The Next Step Toward National Legitimacy: Foam Fingers

Most sports have a “we’re number one” foam finger. They’re stereotypically worn by people in TV show sports crowds to show how into the team they are. Like on King of Queens, if the King of Queens was going to a New York Giants game (or whatever) he’s going to have 1) a beer hat holding two beers and 2) a foam finger. Most of the time you can find a foam everything, hands, gestures, animal paws.

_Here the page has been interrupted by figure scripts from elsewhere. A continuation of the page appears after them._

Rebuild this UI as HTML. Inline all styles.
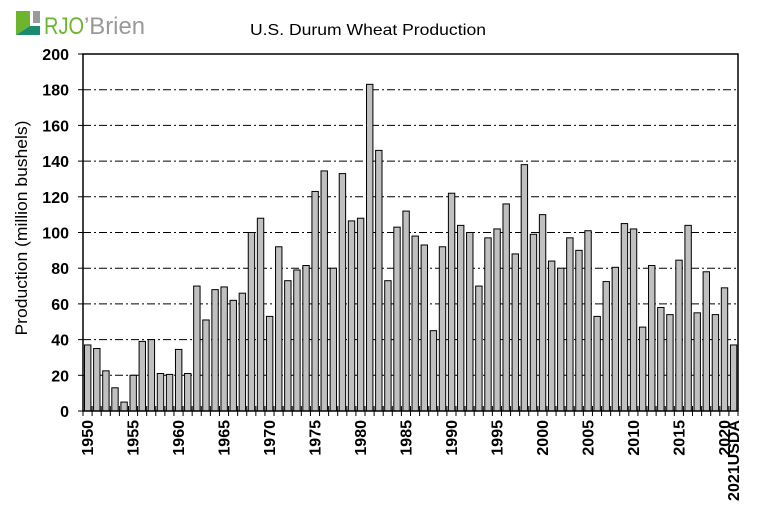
<!DOCTYPE html>
<html><head><meta charset="utf-8"><style>
html,body{margin:0;padding:0;background:#fff;}
svg{display:block;font-family:"Liberation Sans",Arial,sans-serif;}
</style></head><body>
<svg width="763" height="516" viewBox="0 0 763 516">
<rect width="763" height="516" fill="#fff"/>
<polygon points="16,11 30,11 30,26 16,35" fill="#6bb52f"/>
<polygon points="16,35 30,26 40,26 40,35" fill="#1a8a70"/>
<rect x="33" y="11" width="7" height="12" fill="#9a9a9a"/>
<text x="44" y="34" font-size="24" fill="#6bb52f" textLength="40" lengthAdjust="spacingAndGlyphs">RJO</text>
<text x="84" y="34" font-size="24" fill="#999" textLength="61" lengthAdjust="spacingAndGlyphs">’Brien</text>
<text x="368" y="35" font-size="16" text-anchor="middle" fill="#000" textLength="236" lengthAdjust="spacingAndGlyphs">U.S. Durum Wheat Production</text>
<text transform="translate(27,228) rotate(-90)" font-size="17" text-anchor="middle" fill="#000" textLength="215" lengthAdjust="spacingAndGlyphs">Production (million bushels)</text>
<g id="grid" stroke="#000" stroke-width="1" stroke-dasharray="8,3,2,3">
</g>
<g id="bars"></g>
<g id="lbl"></g>
<rect x="83" y="54" width="655" height="357" fill="none" stroke="#000" stroke-width="1.5"/>
</svg>
<script>
var ns="http://www.w3.org/2000/svg";
var v=[37,35,22.5,13,5,20,39,40,21,20.5,34.5,21,70,51,68,69.5,62,66,100,108,53,92,73,79,81.5,123,134.5,80,133,106.5,108,183,146,73,103,112,98,93,45,92,122,104,100,70,97,102,116,88,138,99,110,84,80,97,90,101,53,72.5,80.5,105,102,47,81.5,58,54,84.5,104,55,78,54,69,37];
var svg=document.querySelector("svg");
function el(t,a,p){var e=document.createElementNS(ns,t);for(var k in a)e.setAttribute(k,a[k]);(p||svg).appendChild(e);return e;}
var g=document.getElementById("grid"),b=document.getElementById("bars"),l=document.getElementById("lbl");
var X0=83,X1=738,Y0=411,sc=357/200,w=(X1-X0)/72;
for(var i=1;i<10;i++){var y=Y0-i*20*sc;el("line",{x1:X0,x2:X1,y1:y,y2:y},g);}
for(var i=0;i<=10;i++){var y=Y0-i*20*sc;var t=el("text",{x:69,y:y+6,"font-size":16,"font-weight":"bold","text-anchor":"end"},l);t.textContent=i*20;
 el("line",{x1:78,x2:83,y1:y,y2:y,stroke:"#000"},l);}
for(var i=0;i<72;i++){var x=X0+i*w;var h=v[i]*sc;
 el("rect",{x:x+1.5,y:Y0-h,width:w-2.7,height:h,fill:"#c0c0c0",stroke:"#000","stroke-width":1},b);
 el("line",{x1:x,x2:x,y1:Y0-5,y2:Y0+5,stroke:"#000"},l);
 if(i%5==0){var cx=x+w/2+5.5;var t=el("text",{transform:"translate("+cx+",420) rotate(-90)","font-size":16,"font-weight":"bold","text-anchor":"end"},l);t.textContent=1950+i;}
}
el("line",{x1:X1,x2:X1,y1:Y0-5,y2:Y0+5,stroke:"#000"},l);
var t=el("text",{transform:"translate("+(X0+71*w+w/2+5.5)+",420) rotate(-90)","font-size":16,"font-weight":"bold","text-anchor":"end"},l);t.textContent="2021USDA";
</script>
</body></html>
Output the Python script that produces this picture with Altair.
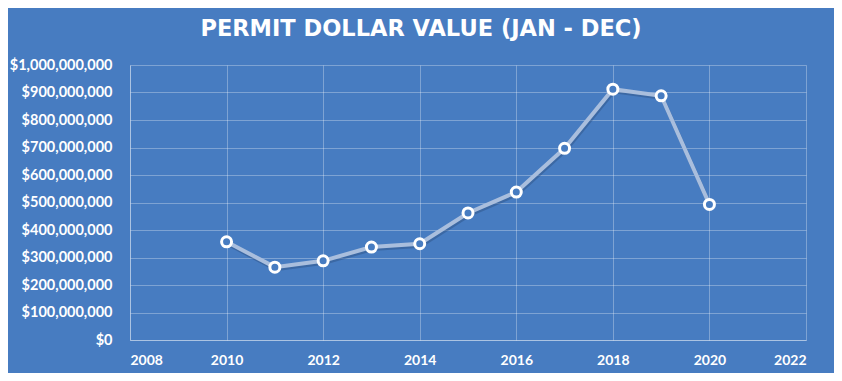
import altair as alt
import pandas as pd

years = [2010, 2011, 2012, 2013, 2014, 2015, 2016, 2017, 2018, 2019, 2020]
values = [357e6, 265e6, 288e6, 338e6, 350e6, 462e6, 538e6, 697e6, 912e6, 888e6, 493e6]
x_ticks = [2008, 2010, 2012, 2014, 2016, 2018, 2020, 2022]
y_ticks = [0, 1e8, 2e8, 3e8, 4e8, 5e8, 6e8, 7e8, 8e8, 9e8, 1e9]

BG = "#477CC1"
FONT = "Lato"

df = pd.DataFrame({"year": years, "value": values})

x = alt.X("year:Q", scale=alt.Scale(domain=[2008, 2022], nice=False),
          axis=alt.Axis(values=x_ticks, format="d", title=None, grid=True,
                        gridColor="white", gridOpacity=0.3, domainColor="white",
                        domainOpacity=0.35, ticks=False, labelColor="white",
                        labelFont=FONT, labelFontSize=14, labelFontWeight="bold",
                        labelPadding=13))
y = alt.Y("value:Q", scale=alt.Scale(domain=[0, 1e9], nice=False),
          axis=alt.Axis(values=y_ticks, format="$,.0f", title=None, grid=True,
                        gridColor="white", gridOpacity=0.3, domainColor="white",
                        domainOpacity=0.35, ticks=False, labelColor="white",
                        labelFont=FONT, labelFontSize=14.5, labelFontWeight="bold",
                        labelPadding=18))

base = alt.Chart(df)
shadow = base.mark_line(color="#2c4f80", strokeWidth=4, opacity=0.45,
                        xOffset=1, yOffset=2).encode(x=x, y=y)
line = base.mark_line(color="#A9BEDD", strokeWidth=4).encode(x=x, y=y)
pts = base.mark_point(shape="circle", filled=True, fill=BG, stroke="white",
                      strokeWidth=3, size=100, opacity=1).encode(x=x, y=y)

chart = alt.layer(shadow, line, pts).properties(
    width=676, height=275,
    background=BG,
    padding={"left": 122, "right": 28, "top": 57, "bottom": 33},
    autosize=alt.AutoSizeParams(type="none"),
    title=alt.TitleParams("PERMIT DOLLAR VALUE (JAN - DEC)", color="white",
                          font="DejaVu Sans", fontSize=22.5, fontWeight="bold",
                          anchor="middle", dx=-47, offset=17),
).configure_view(stroke=None)

chart.save("out.html", embed_options={"renderer": "svg", "actions": False})
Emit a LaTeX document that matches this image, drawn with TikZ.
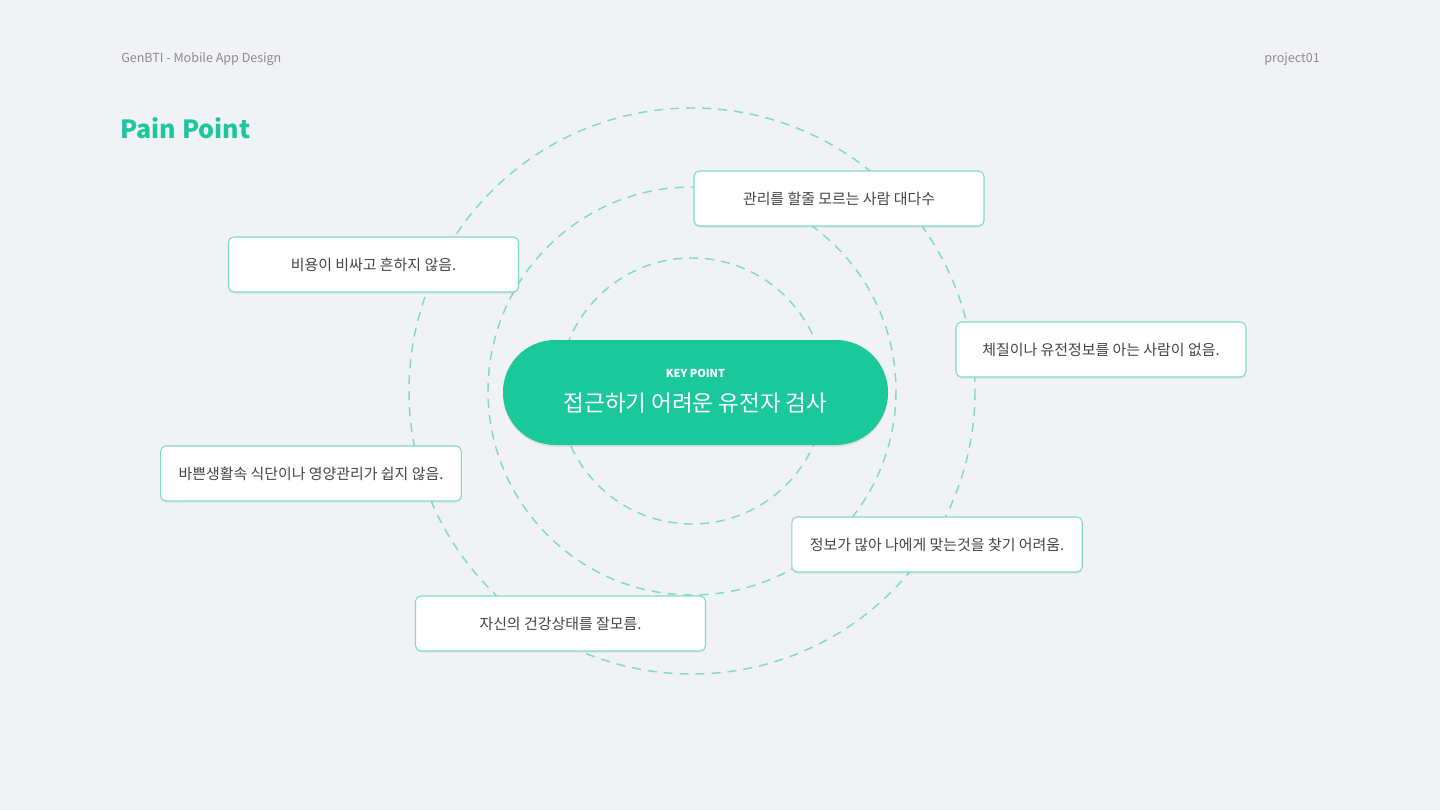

Pro wrestling alone has offered foam razor blades, foam drunken middle fingers and foam Mexican guy heads.

In preparation for UFC’s debut on FOX, Cain Velasquez and his sponsor Dethrone have taken an important step toward portraying mixed-martial arts as a nationally-acceptable sport for the whole family by introducing the Dethrone UFC on Fox Foam Claw.

For only $9.99 ($7.99 if you order two or more) you can wave around an arthritic hand to support Velasquez in his heavyweight bout against Junior Dos Santos, and as an added bonus you get to spend an entire bath scrubbing your hand with soap, trying to get that weird foam smell out. Seriously, I had a Danville Braves foam tomahawk when I was younger and it made my hand smell like a dinosaur sponge capsule for two years.

Additional ideas, if they want the UFC souvenir stand to be legitimate: teddy bears who have nothing to do with UFC wearing UFC shirts. Also, plastic Brock Lesnar heads with ice cream in them.